For over 50 years, the United Nations has supported public administration in developing countries. From helping newly independent countries in Africa and Asia to build essential public institutions in the 1950s and 60s, to running transitional administrations in Kosovo and East Timor, the United Nations has understood that core public administration capacity is essential for development and indeed statehood.But, as the Secretary General recognised in his 2009 report on ’Peacebuilding in the Immediate Aftermath of Conflict’, appreciation of the critical role of “core government functions, in particular basic public administration and public finance“ has faded. This is true not only within the United Nations, but within the broader development community. For example, Official development assistance (ODA) to peacebuilding and statebuilding increased from 2005 to 2009, except for ODA 'to strengthen core public sector management systems and capacity’ (OCED 2011). Although the United Nations has produced important reports and policy on the rule of law, gender equality, and other post-conflict challenges in the decade since Report of the Panel on UN Peace Operations (the Brahimi Report), very little has been produced on public administration in fragile environments.

This UN Lessons Learned Review rectifies gaps and captures the experience of the United Nations System in working on public administration in post-conflict environments. Through the review of external and internal literature, as well as seven-case studies, it provides recommendations for more predictable, efficient and timely United Nations support in this area. The findings and recommendations focus on the immediate aftermath of conflict, which is defined as the first two years after a conflict has ended. The report should not seen as the conclusion of a comprehensive research initiative, instead it should be approached as the first step in a process of re-directing the United Nation’s work on post-conflict public administration, in collaboration with recipient countries and other development partners.

The review is focused on ‘core’ or ‘basic’ public administration functions, as opposed to service delivery functions.

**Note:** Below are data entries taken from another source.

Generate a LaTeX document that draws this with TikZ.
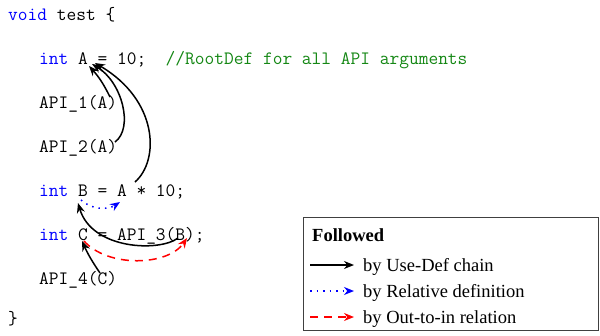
\documentclass[tikz,border=0pt]{standalone}
\usepackage{fontspec}
\setmainfont{Liberation Serif}
\usetikzlibrary{arrows.meta, positioning}

\definecolor{kwblue}{RGB}{0,0,255}
\definecolor{cmtgreen}{RGB}{20,135,20}
\newcommand{\kwd}[1]{\textcolor{kwblue}{#1}}

\begin{document}
\begin{tikzpicture}[
    x=1pt, y=-1pt,
    code/.style={anchor=base west, inner sep=0pt, font=\ttfamily\fontsize{18.9}{22}\selectfont},
    legtext/.style={anchor=base west, inner sep=0pt, font=\fontsize{18.5}{22}\selectfont},
    usedef/.style={-{Stealth[length=10pt, width=8pt]}, line width=1.5pt, black},
    reldef/.style={-{Stealth[length=10pt, width=8pt]}, line width=1.5pt, kwblue, dash pattern=on 1.5pt off 5pt},
    outin/.style={-{Stealth[length=10pt, width=8pt]}, line width=1.5pt, red, dash pattern=on 8pt off 6pt}
]
    \useasboundingbox (0,0) rectangle (600,335);

    % code lines
    \node[code] (l0) at (8, 20) {\kwd{void} test \{};
    \node[code] (lA) at (39, 64) {\kwd{int} A = 10;\ \ \textcolor{cmtgreen}{//RootDef for all API arguments}};
    \node[code] (l1) at (39, 108) {API\_1(A)};
    \node[code] (l2) at (39, 152) {API\_2(A)};
    \node[code] (lB) at (39, 196) {\kwd{int} B = A * 10;};
    \node[code] (lC) at (39, 240) {\kwd{int} C = API\_3(B);};
    \node[code] (l4) at (39, 284) {API\_4(C)};
    \node[code] (lend) at (8, 324) {\}};

    % ends of the arrows
    \coordinate (defA1) at (89, 66);
    \coordinate (defA2) at (92, 64);
    \coordinate (defA3) at (95, 63);
    \coordinate (useA1) at (110, 97);
    \coordinate (useA2) at (115, 142);
    \coordinate (useA3) at (135, 182);
    \coordinate (defB) at (78, 203);
    \coordinate (relB) at (81, 200);
    \coordinate (relA) at (120, 202);
    \coordinate (useB) at (178, 238);
    \coordinate (defC) at (82, 241);
    \coordinate (outC) at (84, 241);
    \coordinate (inB) at (187, 238);
    \coordinate (useC) at (100, 273);

    \draw[usedef] (useA1) to[bend right=8] (defA1);
    \draw[usedef] (useA2) .. controls (134,128) and (122,82) .. (defA2);
    \draw[usedef] (useA3) .. controls (160,160) and (158,100) .. (defA3);
    \draw[reldef] (relB) .. controls (92,210) and (108,210) .. (relA);
    \draw[usedef] (useB) .. controls (160,252) and (92,250) .. (defB);
    \draw[outin] (outC) .. controls (108,268) and (168,266) .. (inB);
    \draw[usedef] (useC) to[bend left=5] (defC);

    % legend
    \draw[line width=0.8pt, black!75] (303,217) rectangle (598,330);
    \node[legtext, font=\bfseries\fontsize{18.5}{22}\selectfont] (title) at (312, 241) {Followed};
    \node[legtext] (t1) at (363, 271) {by Use-Def chain};
    \node[legtext] (t2) at (363, 297) {by Relative definition};
    \node[legtext] (t3) at (363, 323) {by Out-to-in relation};
    \coordinate (k1) at (310, 265);
    \coordinate (k2) at (310, 291);
    \coordinate (k3) at (310, 317);
    \draw[usedef] (k1) -- (k1 -| t1.west) [shorten >=9pt];
    \draw[reldef] (k2) -- (k2 -| t2.west) [shorten >=9pt];
    \draw[outin] (k3) -- (k3 -| t3.west) [shorten >=9pt];
\end{tikzpicture}
\end{document}
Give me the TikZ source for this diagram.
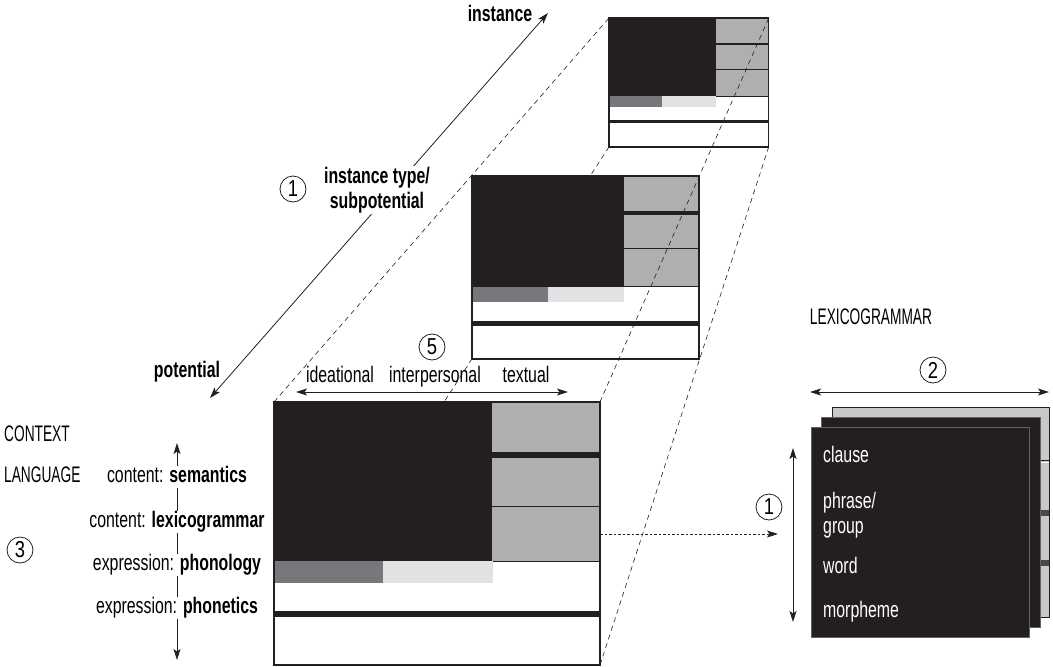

This builds on the Secretary General’s Report on Civilian Capacities in the Aftermath of Conflict, which identified five core functions: policy formulation and public financial management, managing the centre of government, civil service management, local governance, and aid coordination as essential for government ownership of the political and development process.

Five countries were visited by the team (Burundi, Guinea-Bissau, Kosovo, Liberia, and Timor-Leste), while two countries (Afghanistan and Sierra Leone) were covered through desk reviews. In addition to the country case studies, the lessons learned review situates UN experience in the wider policy and ‘lessons learned’ context. Undertaken as part of the preparation of this report, there are three main sources of lessons the review has drawn on: (1) the practice of state and peacebuilding over the past decade or so; (2) the much longer tradition of public administration reform (PAR); and (3), recent academic research into governance and institution-building.